# Festival of fishkeeping (ACCOMADATION)



## John Starkey (21 Aug 2008)

Hi All,if anyone is looking for accomadation for the weekend i can recommend this guesthouse (i have booked in for the weekend) www.waratahlodge.co.uk,regards john.


----------



## Mark Evans (21 Aug 2008)

brill, shall be booking soon

mark


----------



## Superman (21 Aug 2008)

I need to pull my finger out and book something this weekend.


----------



## Steve Smith (21 Aug 2008)

Interesting   I'm hopefully comming down with Clark.  How many nights are you stopping John?


----------



## Superman (21 Aug 2008)

SteveUK said:
			
		

> Interesting   I'm hopefully comming down with Clark.  How many nights are you stopping John?



UKaps could take over the guest house. 
Steve, shall we just book somewhere? 
How long did we say for?


----------



## Joecoral (21 Aug 2008)

I really want to go, but its looking less and less likely that I will even had a job by then, so I don't know if I can make it


----------



## Steve Smith (21 Aug 2008)

Superman said:
			
		

> SteveUK said:
> 
> 
> 
> ...



I think 3 nights was on the cards, but I don't mind 2...  I'm at your mercy Mr Driver


----------



## Superman (21 Aug 2008)

SteveUK said:
			
		

> Superman said:
> 
> 
> 
> ...



Fri, Sat, Sun sounds cool to me.
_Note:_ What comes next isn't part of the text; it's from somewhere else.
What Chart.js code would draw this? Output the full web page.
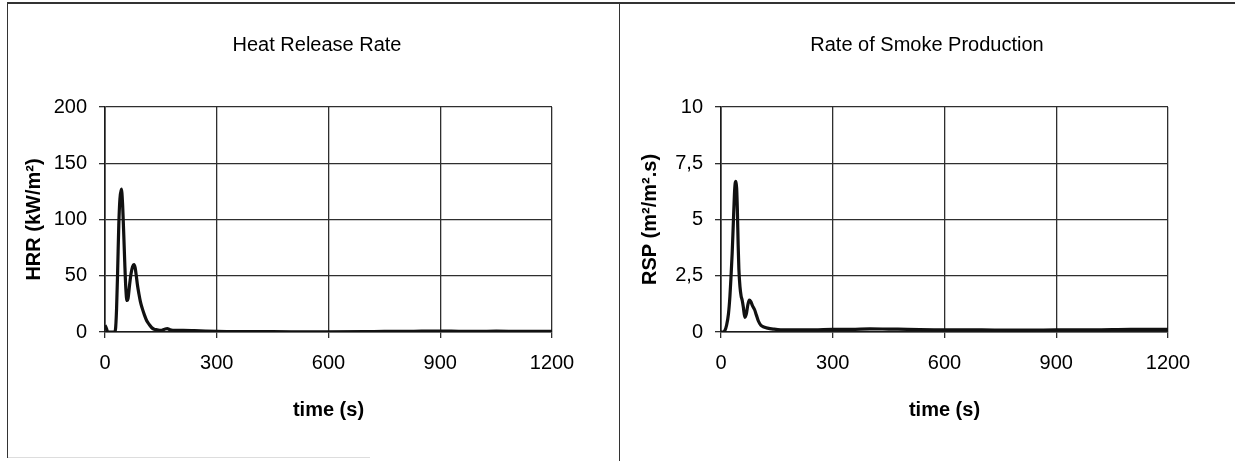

If people are staying over on the Sunday night it'd be cool.


----------



## LondonDragon (21 Aug 2008)

I am trying to make it to this event if I don't work on that weekend, but I will only come down for the day.
Would be nice to meet everyone there


----------



## Ed Seeley (22 Aug 2008)

LondonDragon said:
			
		

> I am trying to make it to this event if I don't work on that weekend, but I will only come down for the day.
> Would be nice to meet everyone there



I'm hoping to make it down, but like LD I'll only be able to make one day.


----------



## Superman (22 Aug 2008)

Booked it, packed it, ...


----------



## Dan Crawford (22 Aug 2008)

Superman said:
			
		

> UKaps could take over the guest house.


UKaps are taking over the Whole festival folks, not just the guest houses   
You know it's coming.......here it is......UKaps BABY! lol


----------



## Joecoral (22 Aug 2008)

Superman said:
			
		

> Booked it, packed it, ...



gotta love the 'Kay


----------



## Egmel (22 Aug 2008)

Hmm, think I'll come down by train each day, it'll prob be cheaper


----------



## Steve Smith (22 Aug 2008)

Boss has just OK'd the time off work too, so all systems are definately go... I just have to send some money to Clark now


----------



## John Starkey (23 Aug 2008)

SteveUK said:
			
		

> Interesting   I'm hopefully comming down with Clark.  How many nights are you stopping John?



Hi Steve,i will be staying friday and saturday night,Now heres an idea if you could get to worcester then we could pick up Clark on the way, that would save some money  and i have to go past cheltenham so it would make sense,regards john


----------